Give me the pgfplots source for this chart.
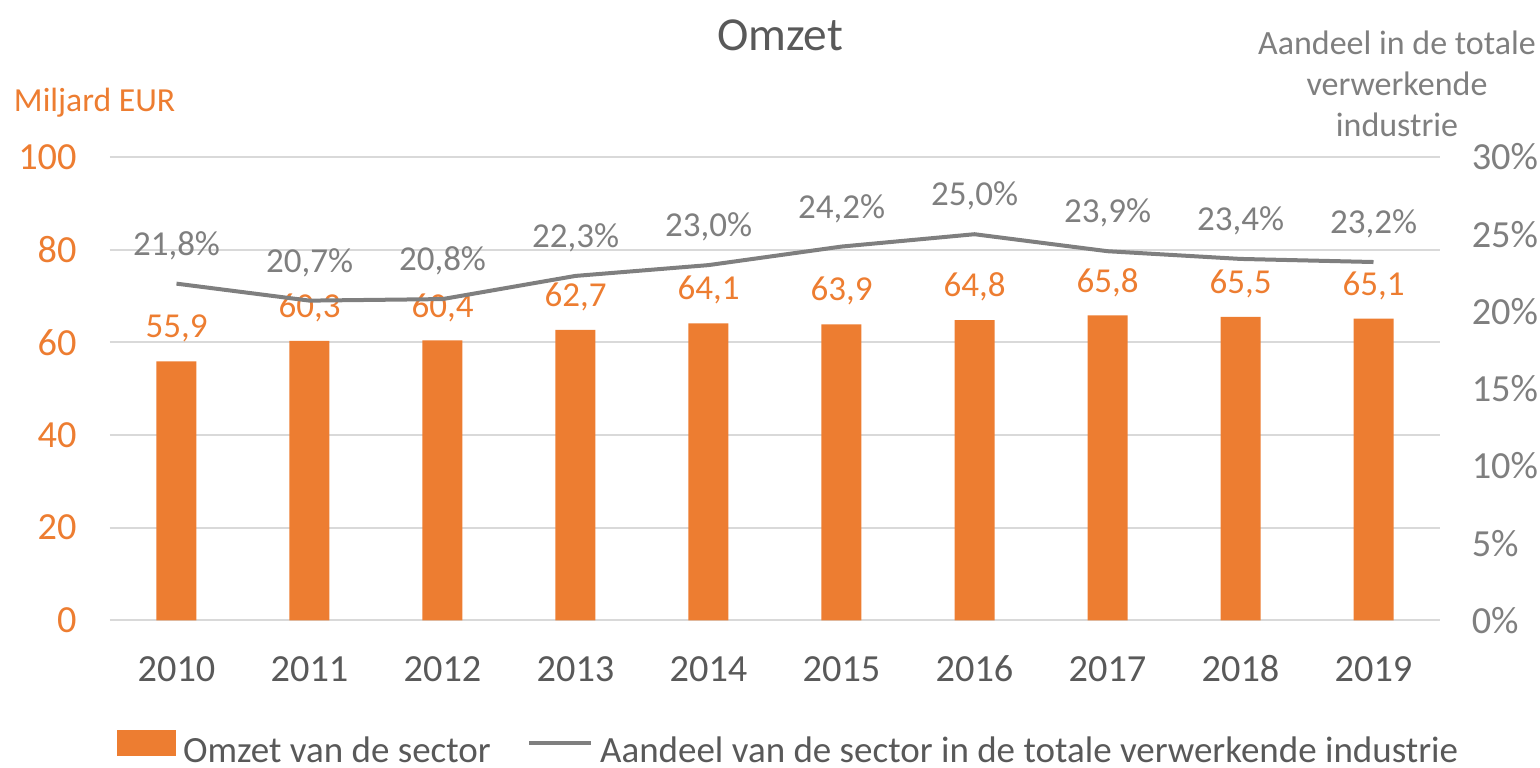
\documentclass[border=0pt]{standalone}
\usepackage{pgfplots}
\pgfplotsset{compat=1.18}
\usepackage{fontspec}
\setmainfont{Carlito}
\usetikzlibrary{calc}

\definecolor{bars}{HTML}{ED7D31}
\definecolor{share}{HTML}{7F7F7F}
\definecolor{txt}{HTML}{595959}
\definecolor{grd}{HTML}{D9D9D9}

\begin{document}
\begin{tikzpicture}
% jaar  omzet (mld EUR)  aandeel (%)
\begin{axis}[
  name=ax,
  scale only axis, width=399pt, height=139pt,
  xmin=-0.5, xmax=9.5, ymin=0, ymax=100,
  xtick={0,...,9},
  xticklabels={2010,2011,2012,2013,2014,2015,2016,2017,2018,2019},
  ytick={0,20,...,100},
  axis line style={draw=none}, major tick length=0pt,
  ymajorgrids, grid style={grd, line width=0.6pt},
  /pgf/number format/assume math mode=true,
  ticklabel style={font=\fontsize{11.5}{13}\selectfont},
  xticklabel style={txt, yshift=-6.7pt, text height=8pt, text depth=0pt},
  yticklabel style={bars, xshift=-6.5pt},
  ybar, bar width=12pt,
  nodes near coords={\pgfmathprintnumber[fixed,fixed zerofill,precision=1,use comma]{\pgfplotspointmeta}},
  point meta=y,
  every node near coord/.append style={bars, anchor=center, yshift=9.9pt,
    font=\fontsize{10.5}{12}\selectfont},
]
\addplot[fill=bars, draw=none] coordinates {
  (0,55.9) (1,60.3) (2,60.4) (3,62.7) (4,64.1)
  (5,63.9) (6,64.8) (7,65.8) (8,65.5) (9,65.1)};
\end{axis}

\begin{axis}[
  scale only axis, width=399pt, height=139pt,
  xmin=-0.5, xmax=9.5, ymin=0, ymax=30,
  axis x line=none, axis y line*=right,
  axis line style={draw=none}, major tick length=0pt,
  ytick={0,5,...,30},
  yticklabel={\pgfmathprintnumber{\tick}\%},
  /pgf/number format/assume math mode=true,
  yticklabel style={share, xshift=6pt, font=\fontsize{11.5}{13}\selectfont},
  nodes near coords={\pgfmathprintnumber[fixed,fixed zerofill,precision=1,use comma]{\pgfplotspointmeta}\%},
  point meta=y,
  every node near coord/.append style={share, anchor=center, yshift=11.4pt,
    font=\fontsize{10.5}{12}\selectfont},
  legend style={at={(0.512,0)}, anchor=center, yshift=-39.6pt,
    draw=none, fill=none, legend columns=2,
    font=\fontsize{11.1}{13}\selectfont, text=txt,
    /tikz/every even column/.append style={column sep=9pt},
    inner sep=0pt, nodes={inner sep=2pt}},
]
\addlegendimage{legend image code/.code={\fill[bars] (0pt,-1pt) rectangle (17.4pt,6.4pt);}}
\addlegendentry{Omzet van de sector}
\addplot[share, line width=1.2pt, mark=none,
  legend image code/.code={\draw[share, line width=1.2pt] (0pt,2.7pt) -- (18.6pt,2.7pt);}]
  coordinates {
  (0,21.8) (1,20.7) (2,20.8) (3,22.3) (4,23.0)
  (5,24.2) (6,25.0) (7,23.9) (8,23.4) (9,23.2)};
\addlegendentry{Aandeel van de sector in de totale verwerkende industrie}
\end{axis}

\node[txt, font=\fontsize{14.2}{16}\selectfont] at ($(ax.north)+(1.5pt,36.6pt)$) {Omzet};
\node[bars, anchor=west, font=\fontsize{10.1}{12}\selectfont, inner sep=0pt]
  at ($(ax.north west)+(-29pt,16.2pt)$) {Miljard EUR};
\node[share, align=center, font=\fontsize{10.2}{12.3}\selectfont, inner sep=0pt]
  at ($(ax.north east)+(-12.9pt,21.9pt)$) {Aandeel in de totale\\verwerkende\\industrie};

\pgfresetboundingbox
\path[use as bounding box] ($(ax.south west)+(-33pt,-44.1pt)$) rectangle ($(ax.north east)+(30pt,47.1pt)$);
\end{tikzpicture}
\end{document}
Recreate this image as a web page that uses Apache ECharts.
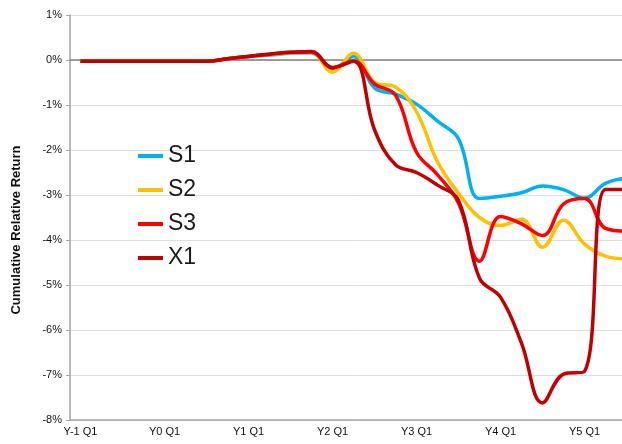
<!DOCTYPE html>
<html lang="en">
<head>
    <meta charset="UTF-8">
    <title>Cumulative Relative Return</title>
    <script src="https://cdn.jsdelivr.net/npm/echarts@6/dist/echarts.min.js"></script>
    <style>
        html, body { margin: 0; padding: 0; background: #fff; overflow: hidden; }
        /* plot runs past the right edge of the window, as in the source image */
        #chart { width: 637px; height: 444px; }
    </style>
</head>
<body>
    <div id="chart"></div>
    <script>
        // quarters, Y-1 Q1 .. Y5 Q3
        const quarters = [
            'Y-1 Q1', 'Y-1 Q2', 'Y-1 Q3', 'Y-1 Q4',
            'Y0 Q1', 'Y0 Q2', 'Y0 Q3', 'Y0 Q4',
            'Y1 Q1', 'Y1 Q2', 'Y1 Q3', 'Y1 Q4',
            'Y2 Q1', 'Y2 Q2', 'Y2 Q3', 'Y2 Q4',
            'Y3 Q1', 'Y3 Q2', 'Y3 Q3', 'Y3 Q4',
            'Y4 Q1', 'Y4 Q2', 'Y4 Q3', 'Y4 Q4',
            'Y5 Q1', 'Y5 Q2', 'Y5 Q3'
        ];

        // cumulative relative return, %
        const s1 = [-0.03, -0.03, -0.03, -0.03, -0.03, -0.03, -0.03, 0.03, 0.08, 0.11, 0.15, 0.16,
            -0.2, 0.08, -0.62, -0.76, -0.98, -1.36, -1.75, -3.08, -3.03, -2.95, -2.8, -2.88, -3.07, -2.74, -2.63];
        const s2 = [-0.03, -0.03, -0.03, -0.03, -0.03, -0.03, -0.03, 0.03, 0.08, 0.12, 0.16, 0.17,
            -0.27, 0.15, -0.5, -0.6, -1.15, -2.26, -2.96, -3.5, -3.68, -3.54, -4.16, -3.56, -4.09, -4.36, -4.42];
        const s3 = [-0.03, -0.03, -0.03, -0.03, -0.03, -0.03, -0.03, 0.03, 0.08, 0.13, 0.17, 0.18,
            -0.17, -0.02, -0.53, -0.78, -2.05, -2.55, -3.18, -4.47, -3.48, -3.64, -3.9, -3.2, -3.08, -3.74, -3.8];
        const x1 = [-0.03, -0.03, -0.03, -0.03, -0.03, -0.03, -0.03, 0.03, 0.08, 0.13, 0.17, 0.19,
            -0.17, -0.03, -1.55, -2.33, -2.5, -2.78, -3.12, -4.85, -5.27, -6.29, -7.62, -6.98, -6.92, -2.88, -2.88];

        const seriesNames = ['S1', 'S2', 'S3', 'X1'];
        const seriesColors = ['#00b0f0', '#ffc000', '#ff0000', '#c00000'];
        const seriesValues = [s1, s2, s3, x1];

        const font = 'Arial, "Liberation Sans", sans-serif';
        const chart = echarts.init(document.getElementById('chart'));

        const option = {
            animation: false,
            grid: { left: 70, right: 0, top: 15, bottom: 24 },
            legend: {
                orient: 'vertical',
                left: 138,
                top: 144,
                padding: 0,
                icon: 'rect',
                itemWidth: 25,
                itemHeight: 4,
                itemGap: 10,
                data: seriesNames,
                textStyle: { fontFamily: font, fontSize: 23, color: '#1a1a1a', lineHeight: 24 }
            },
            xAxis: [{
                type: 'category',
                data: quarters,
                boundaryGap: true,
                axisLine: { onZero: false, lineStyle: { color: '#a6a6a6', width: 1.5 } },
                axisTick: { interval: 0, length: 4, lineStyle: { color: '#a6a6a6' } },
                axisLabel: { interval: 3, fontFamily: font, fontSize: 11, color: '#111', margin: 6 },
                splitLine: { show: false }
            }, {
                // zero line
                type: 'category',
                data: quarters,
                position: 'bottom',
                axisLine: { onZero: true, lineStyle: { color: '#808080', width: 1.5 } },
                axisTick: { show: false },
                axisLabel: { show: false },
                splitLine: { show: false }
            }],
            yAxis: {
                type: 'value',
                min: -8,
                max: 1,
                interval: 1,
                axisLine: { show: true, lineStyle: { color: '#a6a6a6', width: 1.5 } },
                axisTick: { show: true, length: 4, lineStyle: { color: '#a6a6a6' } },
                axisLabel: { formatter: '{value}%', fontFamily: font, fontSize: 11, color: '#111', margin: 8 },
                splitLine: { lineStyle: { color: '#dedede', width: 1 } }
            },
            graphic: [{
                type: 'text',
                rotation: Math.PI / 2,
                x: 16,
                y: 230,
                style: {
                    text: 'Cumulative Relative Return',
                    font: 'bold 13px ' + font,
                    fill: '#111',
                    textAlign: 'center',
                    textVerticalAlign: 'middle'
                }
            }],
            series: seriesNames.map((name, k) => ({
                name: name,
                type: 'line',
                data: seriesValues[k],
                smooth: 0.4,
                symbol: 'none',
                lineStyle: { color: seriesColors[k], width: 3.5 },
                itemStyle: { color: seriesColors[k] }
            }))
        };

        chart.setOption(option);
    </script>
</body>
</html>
------------------------------------------------------------
*Problem requirements:* In the records above, find each line with the word "source" and copy it.

*Task solution:*
Give me the pgfplots source for this chart.
        /* plot runs past the right edge of the window, as in the source image */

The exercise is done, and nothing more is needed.